A vacant office in Swansea Vale could be turned into a factory making cancer medicines for patients across south and west Wales, under plans lodged with Swansea Council.
NHS Wales wants to convert the building at 3 Sandringham Park, in Llansamlet, into a facility producing injectable medicines — many of them for cancer patients.
The plans, submitted by NHS Wales Shared Services Partnership, seek to change the building’s use from offices to a medicines production facility.
The site is a former DVLA call centre, one of a cluster of buildings the agency once occupied at Sandringham Park, and has been standing empty and marketed to let.
The application says the new facility is urgently needed.
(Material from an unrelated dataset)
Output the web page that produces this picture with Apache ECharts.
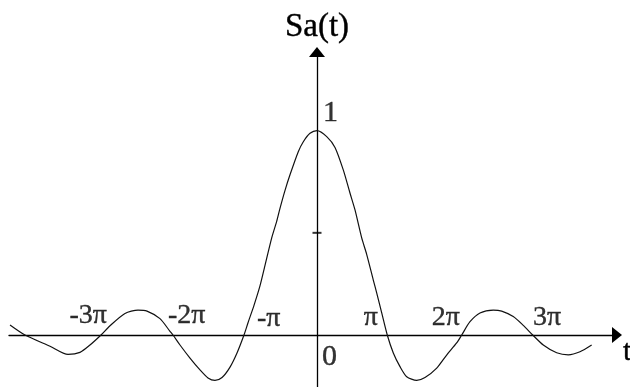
<!DOCTYPE html>
<html>
<head>
<meta charset="utf-8">
<title>Sa(t)</title>
<script src="https://cdn.jsdelivr.net/npm/echarts@6/dist/echarts.min.js"></script>
<style>
  html, body { margin: 0; padding: 0; background: #fff; }
  #chart { width: 630px; height: 387px; }
</style>
</head>
<body>
<div id="chart"></div>
<script>
// Sampling function Sa(t); t is measured in multiples of π
const tValues = [
  -4.264, -4.056, -3.708, -3.458, -3.292, -3.153, -3.0, -2.875, -2.667, -2.486,
  -2.361, -2.181, -2.042, -2.0, -1.903, -1.764, -1.625, -1.514, -1.417, -1.319,
  -1.208, -1.111, -1.014, -0.958, -0.875, -0.792, -0.732, -0.629, -0.560, -0.514,
  -0.444, -0.375, -0.260, -0.190, -0.097, 0.0, 0.135, 0.25, 0.365, 0.458,
  0.528, 0.621, 0.690, 0.782, 0.829, 0.899, 0.976, 1.060, 1.153, 1.246,
  1.385, 1.5, 1.663, 1.801, 1.940, 2.010, 2.125, 2.264, 2.449, 2.565,
  2.726, 2.865, 2.996, 3.143, 3.329, 3.490, 3.653, 3.815
];
const saValues = [
  0.049, 0.0, -0.055, -0.095, -0.085, -0.049, 0.0, 0.045, 0.105, 0.122,
  0.117, 0.080, 0.018, 0.0, -0.049, -0.113, -0.171, -0.210, -0.222, -0.208,
  -0.157, -0.088, 0.0, 0.060, 0.145, 0.240, 0.326, 0.475, 0.556, 0.620,
  0.708, 0.784, 0.897, 0.946, 0.987, 1.0, 0.971, 0.918, 0.808, 0.695,
  0.612, 0.475, 0.395, 0.269, 0.206, 0.108, 0.0, -0.088, -0.155, -0.204,
  -0.222, -0.208, -0.162, -0.098, -0.039, 0.0, 0.065, 0.108, 0.122, 0.117,
  0.090, 0.047, 0.0, -0.049, -0.087, -0.097, -0.082, -0.049
];

// Multiples of π marked along the t axis
const piTickPos = [-3, -2, -1, 1, 2, 3];
const piTickText = ['-3π', '-2π', '-π', 'π', '2π', '3π'];

// Marks on the vertical axis
const yTickPos = [0.5];
const yLabelValues = [1];
const originValue = 0;
const originText = '0';

const FONT = '"Liberation Serif", "Times New Roman", serif';
const INK = '#000';
// a hairline outline makes the serif glyphs read a little heavier
const TEXT_WEIGHT = { textBorderColor: INK, textBorderWidth: 0.4 };

// Where each π label sits next to its crossing point (pixels)
const piLabelPlacement = [
  { align: 'right', dx: 6,   dy: -5 },
  { align: 'left',  dx: -5,  dy: -5 },
  { align: 'left',  dx: 12,  dy: -2 },
  { align: 'right', dx: -11, dy: -3 },
  { align: 'right', dx: -1,  dy: -3 },
  { align: 'left',  dx: 0,   dy: -3 }
];

const curve = tValues.map((t, i) => [t, saValues[i]]);

const piLabelData = piTickPos.map((k, i) => ({
  value: [k, 0],
  label: {
    show: true,
    formatter: piTickText[i],
    position: [piLabelPlacement[i].dx, piLabelPlacement[i].dy],
    align: piLabelPlacement[i].align,
    verticalAlign: 'bottom'
  }
}));

// Value labels on the vertical axis ("1") and at the origin ("0")
const axisTextData = yLabelValues.map(v => ({
  value: [0, v],
  label: { show: true, formatter: String(v), position: [6, -3], align: 'left', verticalAlign: 'bottom' }
})).concat([{
  value: [0, originValue],
  label: { show: true, formatter: originText, position: [5, 7], align: 'left', verticalAlign: 'top' }
}]);

const yTickData = yTickPos.map(v => [0, v]);

const chart = echarts.init(document.getElementById('chart'), null, { renderer: 'canvas' });

chart.setOption({
  animation: false,
  backgroundColor: '#fff',
  textStyle: { fontFamily: FONT, color: INK },
  grid: { left: 9, right: 13, top: 52, bottom: 0, containLabel: false, outerBoundsMode: 'none' },
  xAxis: {
    type: 'value',
    min: -4.278,
    max: 4.167,
    name: 't',
    nameLocation: 'end',
    nameGap: 6,
    nameTextStyle: Object.assign({
      fontFamily: FONT, fontSize: 30, color: INK,
      align: 'left', verticalAlign: 'top', padding: [2, 0, 0, 0]
    }, TEXT_WEIGHT),
    axisLine: {
      show: true,
      onZero: true,
      symbol: ['none', 'triangle'],
      symbolSize: [16, 10],
      lineStyle: { color: INK, width: 1.3 }
    },
    axisTick: { show: false },
    splitLine: { show: false },
    axisLabel: { show: false }
  },
  yAxis: {
    type: 'value',
    min: -0.2545,
    max: 1.385,
    name: 'Sa(t)',
    nameLocation: 'end',
    nameGap: 8,
    nameTextStyle: Object.assign({ fontFamily: FONT, fontSize: 33, color: INK, align: 'center' }, TEXT_WEIGHT),
    axisLine: {
      show: true,
      onZero: true,
      symbol: ['none', 'triangle'],
      symbolSize: [16, 10],
      lineStyle: { color: INK, width: 1.3 }
    },
    axisTick: { show: false },
    splitLine: { show: false },
    axisLabel: { show: false }
  },
  series: [
    {
      name: 'Sa(t)',
      type: 'line',
      data: curve,
      showSymbol: false,
      smooth: 0.25,
      lineStyle: { color: '#111', width: 1.2 },
      z: 3
    },
    {
      name: 'π marks',
      type: 'scatter',
      data: piLabelData,
      symbolSize: 0,
      itemStyle: { color: 'transparent' },
      label: Object.assign({ fontFamily: FONT, fontSize: 28, color: INK }, TEXT_WEIGHT),
      silent: true,
      z: 4
    },
    {
      name: 'axis values',
      type: 'scatter',
      data: axisTextData,
      symbolSize: 0,
      itemStyle: { color: 'transparent' },
      label: Object.assign({ fontFamily: FONT, fontSize: 30, color: INK }, TEXT_WEIGHT),
      silent: true,
      z: 4
    },
    {
      name: 'y tick',
      type: 'scatter',
      data: yTickData,
      symbol: 'rect',
      symbolSize: [9, 2],
      itemStyle: { color: INK },
      silent: true,
      z: 5
    }
  ]
});
</script>
</body>
</html>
It warns that patients across south and west Wales currently rely on a single unit in Swansea to prepare injections used in scans.
According to the application, that single unit is causing delay and disruption at 12 major cancer centres and hospitals — and if it failed, the NHS would be unable to scan patients with suspected cancer at all.
The documents describe the project as a very high priority for both the Welsh Government and the health boards and trusts that make up NHS Wales.
The facility would make many thousands of patient doses a year, focusing on injectable medicines with short shelf lives that have to be prepared in clean-room conditions, the application says.
Most would support cancer patients, but the plans say the facility would also produce medicines for a range of other conditions and for patients after surgery.
NHS Wales also says the move would bring work back in-house from commercial suppliers in England, securing skilled jobs in Wales — though the application does not say how many people would be employed.
The building would run around the clock, with the busiest hours between 6am and 6pm on weekdays, and staff working shifts.
Because of the sensitive nature of the work, the facility would need licences from bodies including the medicines regulator, the Health and Safety Executive, the Home Office and counter-terrorism police before it could open.
The plans involve no major changes to the outside of the building, which would be converted internally. Bird and bat boxes are proposed on the walls to provide a wildlife benefit.
The application notes the site sits within a flood zone, but argues the facility should be treated as essential infrastructure given its economic and health importance, and says the internal conversion would not increase flood risk elsewhere.
The proposal lands at a difficult time for the NHS locally, with Swansea Bay health board — a separate body from the applicant — recently announcing plans to cut up to 800 jobs over three years to balance its books.
It also comes as the region’s NHS continues to invest in cancer care, with Swansea Bay services recently honoured at awards dedicated to cancer treatment in Wales.
Swansea Council will decide the application in the coming weeks. Residents can view the plans and comment via the council’s planning portal, under reference 2026/1037/FUL.